Pull each line containing "this" out of the data and copy it.

**Extracted material:**
---------------
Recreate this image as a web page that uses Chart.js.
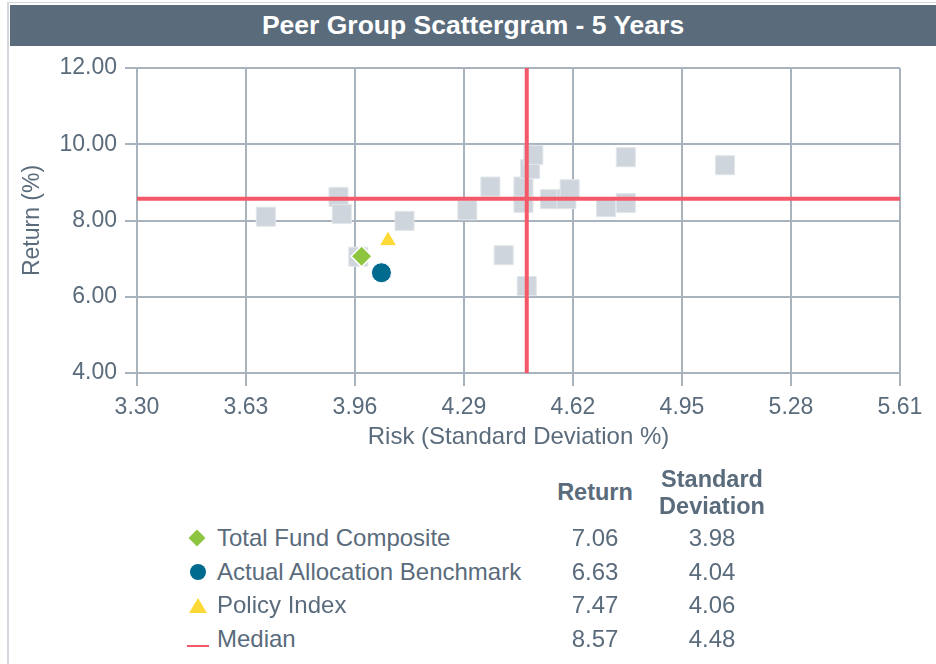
---------------
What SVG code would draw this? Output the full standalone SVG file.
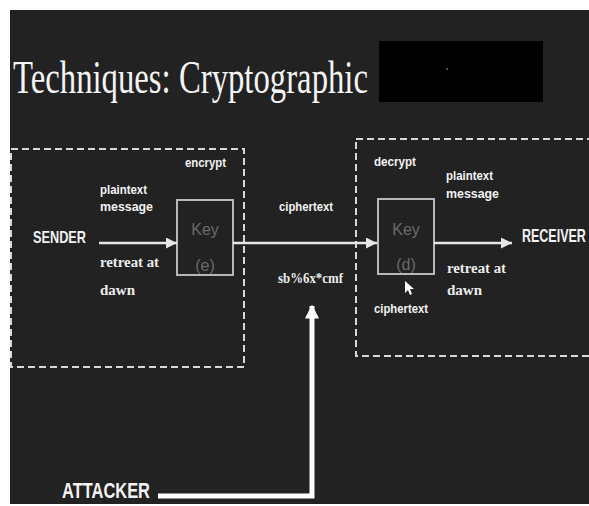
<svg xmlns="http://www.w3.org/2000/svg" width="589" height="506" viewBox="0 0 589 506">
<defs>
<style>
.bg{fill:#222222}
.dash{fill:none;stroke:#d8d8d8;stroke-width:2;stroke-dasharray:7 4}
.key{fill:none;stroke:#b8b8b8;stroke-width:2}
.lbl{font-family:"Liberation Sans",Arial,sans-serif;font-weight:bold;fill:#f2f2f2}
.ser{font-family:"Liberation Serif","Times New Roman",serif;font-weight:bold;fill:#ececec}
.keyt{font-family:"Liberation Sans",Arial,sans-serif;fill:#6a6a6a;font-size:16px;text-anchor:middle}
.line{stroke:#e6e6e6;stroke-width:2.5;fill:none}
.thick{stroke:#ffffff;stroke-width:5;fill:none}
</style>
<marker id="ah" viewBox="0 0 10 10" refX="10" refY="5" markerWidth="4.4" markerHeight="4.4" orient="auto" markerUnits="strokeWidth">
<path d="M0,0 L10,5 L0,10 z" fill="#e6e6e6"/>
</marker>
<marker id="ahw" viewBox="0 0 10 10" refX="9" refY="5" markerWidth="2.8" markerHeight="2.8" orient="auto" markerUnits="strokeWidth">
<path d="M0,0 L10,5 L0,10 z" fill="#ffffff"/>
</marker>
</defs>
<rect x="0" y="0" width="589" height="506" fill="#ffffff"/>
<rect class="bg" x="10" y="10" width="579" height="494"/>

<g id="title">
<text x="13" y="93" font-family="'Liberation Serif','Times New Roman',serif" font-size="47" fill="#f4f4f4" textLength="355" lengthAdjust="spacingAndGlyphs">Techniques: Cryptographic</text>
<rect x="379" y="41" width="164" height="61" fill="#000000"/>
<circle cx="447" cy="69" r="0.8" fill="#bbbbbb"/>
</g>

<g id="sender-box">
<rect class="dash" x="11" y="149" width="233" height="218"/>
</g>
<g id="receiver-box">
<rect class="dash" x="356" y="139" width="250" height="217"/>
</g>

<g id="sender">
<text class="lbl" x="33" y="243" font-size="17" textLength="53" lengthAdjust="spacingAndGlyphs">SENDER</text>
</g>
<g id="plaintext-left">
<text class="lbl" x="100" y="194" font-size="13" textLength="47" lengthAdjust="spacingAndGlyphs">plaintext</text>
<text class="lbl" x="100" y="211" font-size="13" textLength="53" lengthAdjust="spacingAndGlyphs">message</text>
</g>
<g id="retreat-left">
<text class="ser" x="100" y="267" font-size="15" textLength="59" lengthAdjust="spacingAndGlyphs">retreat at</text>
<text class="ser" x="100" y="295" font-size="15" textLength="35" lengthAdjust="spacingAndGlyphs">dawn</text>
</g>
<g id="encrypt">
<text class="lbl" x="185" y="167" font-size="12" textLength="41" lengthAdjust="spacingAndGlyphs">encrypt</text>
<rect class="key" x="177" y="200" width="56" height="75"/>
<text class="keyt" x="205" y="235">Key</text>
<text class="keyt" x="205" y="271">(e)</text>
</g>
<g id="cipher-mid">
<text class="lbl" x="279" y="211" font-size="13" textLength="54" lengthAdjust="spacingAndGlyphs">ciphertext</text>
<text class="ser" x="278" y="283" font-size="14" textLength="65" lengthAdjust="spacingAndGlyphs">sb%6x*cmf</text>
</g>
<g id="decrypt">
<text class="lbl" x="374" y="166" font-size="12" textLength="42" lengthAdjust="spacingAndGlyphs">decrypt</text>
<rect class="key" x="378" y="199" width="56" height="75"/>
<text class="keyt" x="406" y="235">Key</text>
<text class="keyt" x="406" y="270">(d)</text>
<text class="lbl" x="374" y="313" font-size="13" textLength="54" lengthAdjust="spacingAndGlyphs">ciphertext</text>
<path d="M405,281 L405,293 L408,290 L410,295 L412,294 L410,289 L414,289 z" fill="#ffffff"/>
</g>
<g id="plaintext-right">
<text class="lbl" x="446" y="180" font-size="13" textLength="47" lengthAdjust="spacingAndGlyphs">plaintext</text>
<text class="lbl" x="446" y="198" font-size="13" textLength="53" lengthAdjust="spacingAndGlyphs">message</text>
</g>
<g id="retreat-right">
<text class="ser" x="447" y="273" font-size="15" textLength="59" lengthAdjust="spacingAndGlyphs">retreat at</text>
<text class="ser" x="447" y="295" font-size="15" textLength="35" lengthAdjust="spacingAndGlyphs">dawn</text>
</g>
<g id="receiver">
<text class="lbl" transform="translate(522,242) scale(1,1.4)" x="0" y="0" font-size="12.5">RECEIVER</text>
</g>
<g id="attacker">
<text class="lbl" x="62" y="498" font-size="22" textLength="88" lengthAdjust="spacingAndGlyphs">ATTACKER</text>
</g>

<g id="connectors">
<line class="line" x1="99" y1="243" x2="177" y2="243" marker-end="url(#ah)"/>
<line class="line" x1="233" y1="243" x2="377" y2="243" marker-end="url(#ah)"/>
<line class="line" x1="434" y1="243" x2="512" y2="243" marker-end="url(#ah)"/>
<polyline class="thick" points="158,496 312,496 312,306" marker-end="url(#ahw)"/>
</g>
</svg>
---------------
**Response:**
Recreate this image as a web page that uses Chart.js.
What SVG code would draw this? Output the full standalone SVG file.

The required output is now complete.